9. Почему душа больше радуется возврату найденных любимых вещей, чем их постоянному обладанию? Победитель-полководец справляет триумф; он не победил бы, если бы не сражался, и чем опаснее была война, тем радостнее триумф. Буря кидает пловцов и грозит кораблекрушением; бледные, все ждут смерти, но успокаиваются небо и море, и люди полны ликования, потому что полны были страха. Близкий человек болен, его пульс сулит беду; все желающие его выздоровления болеют душой; он поправляется, но ещё не может ходить так, как раньше, — и такая радость у всех, какой и не было, когда он разгуливал, здоровый и сильный!
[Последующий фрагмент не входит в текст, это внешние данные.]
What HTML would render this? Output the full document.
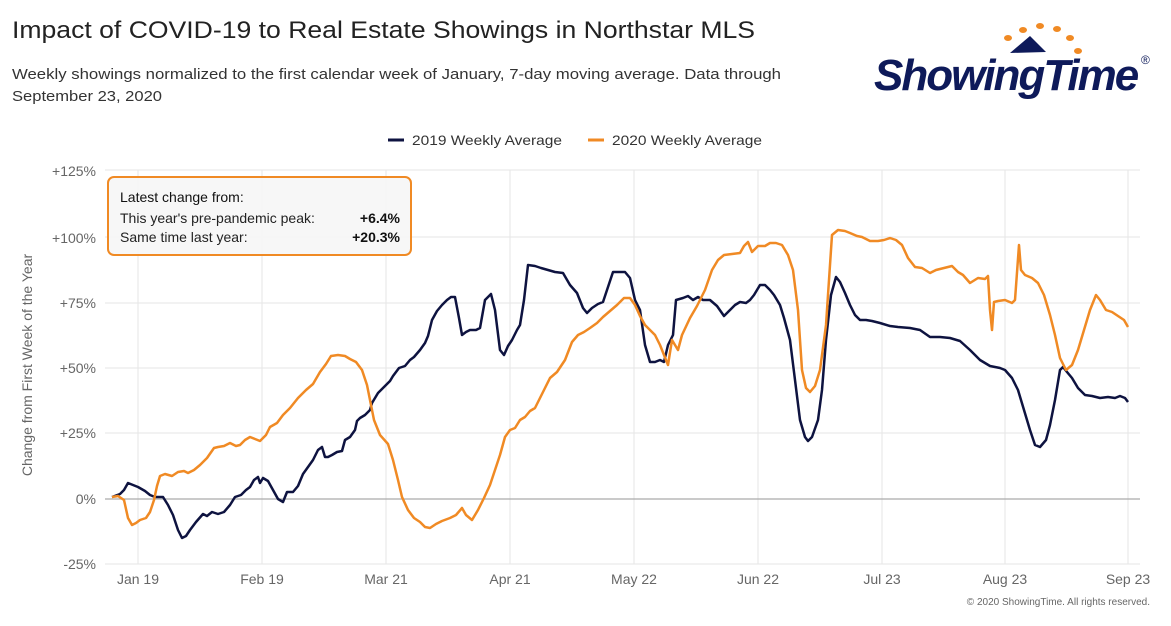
<!DOCTYPE html>
<html><head><meta charset="utf-8"><style>
body{margin:0;background:#fff;width:1171px;height:621px;overflow:hidden;font-family:"Liberation Sans",sans-serif}
</style></head><body>
<svg width="1171" height="621" xmlns="http://www.w3.org/2000/svg" font-family="Liberation Sans, sans-serif">
<text x="12" y="38" font-size="24" fill="#222" textLength="743" lengthAdjust="spacingAndGlyphs">Impact of COVID-19 to Real Estate Showings in Northstar MLS</text>
<text x="12" y="79" font-size="15" fill="#333" textLength="769" lengthAdjust="spacingAndGlyphs">Weekly showings normalized to the first calendar week of January, 7-day moving average. Data through</text>
<text x="12" y="101" font-size="15" fill="#333" textLength="150" lengthAdjust="spacingAndGlyphs">September 23, 2020</text>
<!-- logo -->
<g fill="#f08a24">
<ellipse cx="1008" cy="38" rx="4" ry="3"/><ellipse cx="1023" cy="30" rx="4" ry="3"/><ellipse cx="1040" cy="26" rx="4" ry="3"/><ellipse cx="1057" cy="29" rx="4" ry="3"/><ellipse cx="1070" cy="38" rx="4" ry="3"/><ellipse cx="1078" cy="51" rx="4" ry="3"/>
</g>
<path d="M1030 36 L1046 52 L1010 53 Z" fill="#0e1a5a"/>
<text x="874" y="90" font-size="44" font-weight="bold" font-style="italic" fill="#0e1a5a" letter-spacing="-2">ShowingTime</text>
<text x="1141" y="64" font-size="12" fill="#0e1a5a">®</text>
<!-- legend -->
<line x1="388" y1="140" x2="404" y2="140" stroke="#0e1340" stroke-width="3"/>
<text x="412" y="145" font-size="14" fill="#333" textLength="150" lengthAdjust="spacingAndGlyphs">2019 Weekly Average</text>
<line x1="588" y1="140" x2="604" y2="140" stroke="#f08a24" stroke-width="3"/>
<text x="612" y="145" font-size="14" fill="#333" textLength="150" lengthAdjust="spacingAndGlyphs">2020 Weekly Average</text>
<!-- grid -->
<g stroke="#e6e6e6" stroke-width="1">
<line x1="105" y1="170" x2="1140" y2="170"/><line x1="105" y1="237" x2="1140" y2="237"/><line x1="105" y1="303" x2="1140" y2="303"/><line x1="105" y1="368" x2="1140" y2="368"/><line x1="105" y1="433" x2="1140" y2="433"/><line x1="105" y1="564" x2="1140" y2="564"/>
<line x1="138" y1="170" x2="138" y2="564"/><line x1="262" y1="170" x2="262" y2="564"/><line x1="386" y1="170" x2="386" y2="564"/><line x1="510" y1="170" x2="510" y2="564"/><line x1="634" y1="170" x2="634" y2="564"/><line x1="758" y1="170" x2="758" y2="564"/><line x1="882" y1="170" x2="882" y2="564"/><line x1="1005" y1="170" x2="1005" y2="564"/><line x1="1128" y1="170" x2="1128" y2="564"/>
</g>
<line x1="105" y1="499" x2="1140" y2="499" stroke="#aaa" stroke-width="1.2"/>
<g font-size="14" fill="#666" text-anchor="end">
<text x="96" y="176">+125%</text><text x="96" y="243">+100%</text><text x="96" y="308">+75%</text><text x="96" y="373">+50%</text><text x="96" y="438">+25%</text><text x="96" y="504">0%</text><text x="96" y="569">-25%</text>
</g>
<g font-size="14" fill="#666" text-anchor="middle">
<text x="138" y="584">Jan 19</text><text x="262" y="584">Feb 19</text><text x="386" y="584">Mar 21</text><text x="510" y="584">Apr 21</text><text x="634" y="584">May 22</text><text x="758" y="584">Jun 22</text><text x="882" y="584">Jul 23</text><text x="1005" y="584">Aug 23</text><text x="1128" y="584">Sep 23</text>
</g>
<text transform="translate(32,365) rotate(-90)" font-size="14" fill="#666" text-anchor="middle">Change from First Week of the Year</text>
<text x="1150" y="605" font-size="10" fill="#666" text-anchor="end">© 2020 ShowingTime. All rights reserved.</text>
<polyline fill="none" stroke="#0e1340" stroke-width="2.5" stroke-linejoin="round" points="112,497 120,494 124,490 128,483 133,485 138,487 145,491 150,495 155,497 163,497 168,505 173,515 178,530 182,538 186,536 190,530 196,522 203,514 207,516 212,512 218,514 224,512 230,505 235,497 241,495 246,490 250,487 254,480 258,477 260,483 263,478 268,481 273,490 278,499 283,502 287,492 293,492 298,486 303,474 308,467 313,460 318,450 322,447 325,457 328,457 332,455 337,452 342,451 345,440 350,437 355,430 357,421 360,418 365,415 370,410 372,403 378,393 384,387 390,381 393,376 399,368 405,366 410,360 414,357 420,350 425,343 428,336 432,320 437,311 442,305 447,300 451,297 455,297 459,318 462,335 466,332 470,330 476,330 480,328 485,300 491,294 495,310 500,350 504,355 508,346 512,340 517,330 520,325 524,300 528,265 535,266 541,268 548,270 555,272 563,273 570,285 577,293 583,308 587,313 592,308 598,304 603,302 608,287 613,272 618,272 625,272 630,278 635,300 640,310 645,345 650,362 655,362 660,360 664,362 668,345 673,335 676,300 683,298 688,296 693,300 698,297 703,300 710,300 717,306 724,316 730,310 735,305 740,302 746,303 750,300 754,295 760,285 765,285 770,290 774,295 780,305 784,318 790,340 795,380 800,420 805,437 808,441 812,437 818,420 822,390 826,340 831,295 836,277 840,282 845,293 850,305 855,315 860,320 866,320 872,321 880,323 890,326 898,327 910,328 920,330 930,337 940,337 950,338 960,341 970,350 980,360 990,366 1000,368 1005,370 1012,378 1018,390 1024,410 1030,430 1035,445 1040,447 1046,440 1050,425 1055,400 1060,370 1063,367 1067,372 1072,378 1078,388 1085,395 1092,396 1100,398 1108,397 1115,398 1120,396 1125,398 1128,402"/>
<polyline fill="none" stroke="#f08a24" stroke-width="2.5" stroke-linejoin="round" points="112,497 118,496 124,500 128,518 132,525 136,523 140,520 146,518 150,512 154,500 157,486 160,476 165,474 172,476 178,472 184,471 188,473 194,470 200,465 207,458 214,448 218,447 224,446 230,443 236,446 240,445 245,440 250,437 255,439 260,441 266,435 270,427 277,423 283,415 290,408 298,398 306,390 313,384 320,372 326,364 331,356 338,355 345,356 350,359 356,362 362,370 367,385 370,400 374,420 380,435 388,444 393,460 398,480 402,497 408,510 414,518 420,522 425,527 430,528 436,524 442,521 450,518 456,515 462,508 466,515 472,520 478,510 484,498 490,485 495,470 500,455 505,437 510,430 515,428 520,420 525,417 530,411 535,408 540,398 545,388 550,378 557,372 565,360 572,342 578,335 584,332 590,328 597,323 603,317 610,311 617,305 624,298 630,298 635,305 640,316 645,325 650,330 655,335 660,345 664,355 668,365 672,340 678,350 682,335 690,318 697,306 705,290 712,270 718,260 724,255 732,254 740,253 744,246 748,242 752,252 758,246 765,246 770,243 776,243 782,245 788,255 793,270 798,310 802,370 806,388 810,392 815,386 820,370 826,325 832,235 838,230 845,231 850,233 857,236 862,237 870,241 878,241 884,240 890,238 896,240 902,245 908,258 915,267 922,268 930,273 936,270 944,268 952,266 958,272 963,275 970,283 978,278 985,279 988,276 990,310 992,330 994,302 998,301 1005,300 1012,303 1015,300 1019,245 1021,270 1025,275 1032,278 1038,283 1044,295 1050,315 1055,335 1060,358 1066,370 1072,365 1078,350 1084,330 1090,310 1096,295 1100,300 1106,310 1112,312 1118,316 1124,320 1128,327"/>
<!-- annotation box -->
<rect x="108" y="177" width="303" height="78" rx="6" fill="#f7f7f7" fill-opacity="0.95" stroke="#f08a24" stroke-width="2"/>
<text x="120" y="202" font-size="14" fill="#111">Latest change from:</text>
<text x="120" y="223" font-size="14" fill="#222">This year's pre-pandemic peak:</text>
<text x="400" y="223" font-size="14" font-weight="bold" fill="#111" text-anchor="end">+6.4%</text>
<text x="120" y="242" font-size="14" fill="#222">Same time last year:</text>
<text x="400" y="242" font-size="14" font-weight="bold" fill="#111" text-anchor="end">+20.3%</text>
</svg>
</body></html>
Так всегда с радостью: возникает ли она по поводу гнусному и отвратительному, по дозволенному ли и законному; в сердце ли самой чистой и честной дружбы; при мысли о том, кто «был мёртв и ожил, пропадал и нашёлся»: всегда большой радости предшествует ещё большая скорбь. Почему это, Господи Боже мой?
10. Легко человеку, если он полон Тобой; я не полон Тобой и потому в тягость себе. Радости мои, над которыми надо бы плакать, спорят с печалями, которым надо бы радоваться, и я не знаю, на чьей стороне станет победа. Увы мне!